Monday, December 1, 2014

What really needs to happen in Advent?

From Pastor Sarah - While We Wait

Advent has always been my favorite church season.  It’s one where I intentionally slow down and try to live life a bit more calmly and patiently.  I savor the darkness, the candles, the hymns in minor keys, the bible passages of hope and expectation.  My internal rhythms match the rhythms of nature. Dead leaves and cold weather make it seem like growth has halted, but in ways that we can’t easily perceive, nature’s hibernation makes way for new life ahead. 

This Advent will be particularly special as I will experience it as one who, for the first time in her life, is preparing for a child.  (My husband and I are expecting, due in May).  While we’re thrilled, we also know we have a limited amount of time until our lives change forever.  We have five months left to go to the movies without planning ahead, to sleep through the night, to get house projects done.  I’m trying to take advantage of all the time I have left and it's already making me a bit frantic.  The to-do list is long and growing longer.  I already know it will not all get done.

And so it is with the days leading up to Christmas.  We make our preparations and yes, they are important, but the to-dos will never be totally checked off by the time December 24th rolls around.  

I received good advice about getting ready for a child:  In addition to outward preparations, I need to prepare my spirit for this change that’s coming.  It might not seem as important as painting the nursery or creating the perfect birth plan, but it’s actually more so.

That’s my advice to you too, this season of Advent.
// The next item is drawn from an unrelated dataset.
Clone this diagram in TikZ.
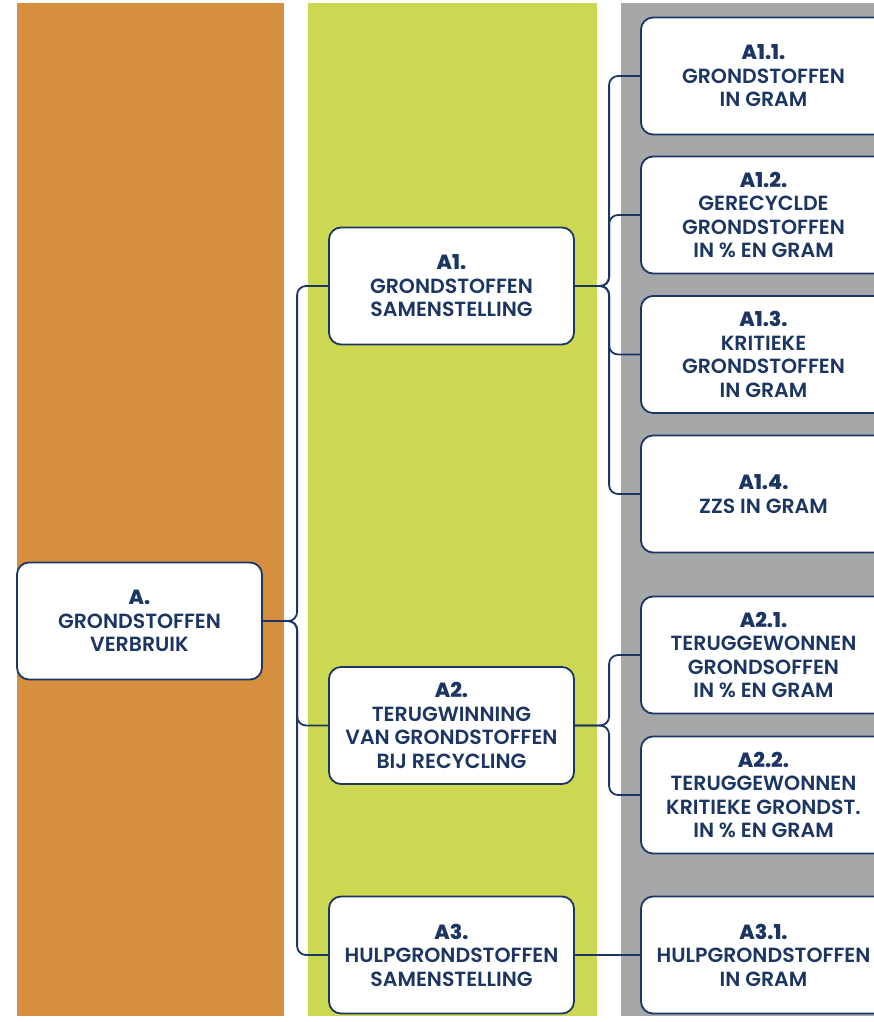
\documentclass[tikz,border=0pt]{standalone}
\usepackage{fontspec}
\setmainfont{Poppins}[UprightFont={* SemiBold},BoldFont={* ExtraBold}]
\usepackage{tikz}
\usetikzlibrary{positioning,calc}
\usepackage{xcolor}
\definecolor{colOrange}{HTML}{D68F3E}
\definecolor{colGreen}{HTML}{CDD852}
\definecolor{colGray}{HTML}{A6A7A9}
\definecolor{colNavy}{HTML}{1C3664}

\begin{document}
\begin{tikzpicture}[x=1pt,y=-1pt,
    box/.style={draw=colNavy, line width=1.8pt, fill=white, rounded corners=12pt,
        minimum width=245pt, minimum height=117pt, align=center, text=colNavy,
        font=\fontsize{20.5}{23.5}\selectfont},
    conn/.style={draw=colNavy, line width=1.8pt, rounded corners=9pt}]
    \clip (0,0) rectangle (874,1022);
    % Columns
    \fill[white] (0,0) rectangle (874,1022);
    \fill[colOrange] (17,3) rectangle (284,1016);
    \fill[colGreen] (308,3) rectangle (597,1016);
    \fill[colGray] (621,3) rectangle (880,1016);
    % Boxes
    \node[box] (A) at (139.5,621) {\textbf{A.}\\GRONDSTOFFEN\\VERBRUIK};
    \node[box] (A1) at (451.5,286) {\textbf{A1.}\\GRONDSTOFFEN\\SAMENSTELLING};
    \node[box] (A2) at (451.5,725.5) {\textbf{A2.}\\TERUGWINNING\\VAN GRONDSTOFFEN\\BIJ RECYCLING};
    \node[box] (A3) at (451.5,955) {\textbf{A3.}\\HULPGRONDSTOFFEN\\SAMENSTELLING};
    \node[box] (A11) at (763.5,76) {\textbf{A1.1.}\\GRONDSTOFFEN\\IN GRAM};
    \node[box] (A12) at (763.5,215) {\textbf{A1.2.}\\GERECYCLDE\\GRONDSTOFFEN\\IN \% EN GRAM};
    \node[box] (A13) at (763.5,354.5) {\textbf{A1.3.}\\KRITIEKE\\GRONDSTOFFEN\\IN GRAM};
    \node[box] (A14) at (763.5,494) {\textbf{A1.4.}\\ZZS IN GRAM};
    \node[box] (A21) at (763.5,655) {\textbf{A2.1.}\\TERUGGEWONNEN\\GRONDSOFFEN\\IN \% EN GRAM};
    \node[box] (A22) at (763.5,795) {\textbf{A2.2.}\\TERUGGEWONNEN\\KRITIEKE GRONDST.\\IN \% EN GRAM};
    \node[box] (A31) at (763.5,955) {\textbf{A3.1.}\\HULPGRONDSTOFFEN\\IN GRAM};
    % Connectors
    \foreach \to in {A1,A2,A3}
        \draw[conn] (A.east) -| ([xshift=-31pt]\to.west) -- (\to.west);
    \foreach \to in {A11,A12,A13,A14}
        \draw[conn] (A1.east) -| ([xshift=-31pt]\to.west) -- (\to.west);
    \foreach \to in {A21,A22}
        \draw[conn] (A2.east) -| ([xshift=-31pt]\to.west) -- (\to.west);
    \draw[conn] (A3.east) -- (A31.west);
\end{tikzpicture}
\end{document}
Take time to prepare your spirit. It’s so easy to be caught up in the outward preparations for Christmas - the cookie baking and tree decorating and shopping and party-going – that there’s little energy left for anything else.  New life, however, requires times of spiritual inwardness and rest.  Christmas isn’t just another deadline looming, it’s the birth of a new relationship.  You’ll be able to find more of the peace and joy that relationship brings if you take time, while you wait, to reflect on your hopes, fears, expectations, grief, and sense of mystery about what God's renewed presence in your life might bring.  

I’m going to try to take my cues from Mary. When the angel Gabriel announced that she was pregnant, she didn’t make a to-do list, she prayed for a world of justice and peace.  She visited her relative Elizabeth and they waited and wondered together.  She pondered things in her heart.  She certainly had plenty to do (like go to Bethlehem for the census!).  Still, she stayed connected to the Holy Spirit.


How can you make time, this Advent, to spiritually prepare for Christmas?  How can you let go of the frenzy and enjoy the simple moments?  How can you reduce the amount of time you spend shopping and increase the amount of time you spend in prayer, scripture study, and contemplation, “pondering things in your heart.”

In Advent at Peace, sermons, adult studies, vespers, and family programs will all focus on being connected to God’s spirit “While We Wait.” I hope these will help you be like Mary this Advent, aware of the Holy Spirit and full of God’s blessed presence.   

Note: the stained glass window is from the Church of the Annunciation in Nazareth which I visited last summer.  I found the image on www.womenintheology.org.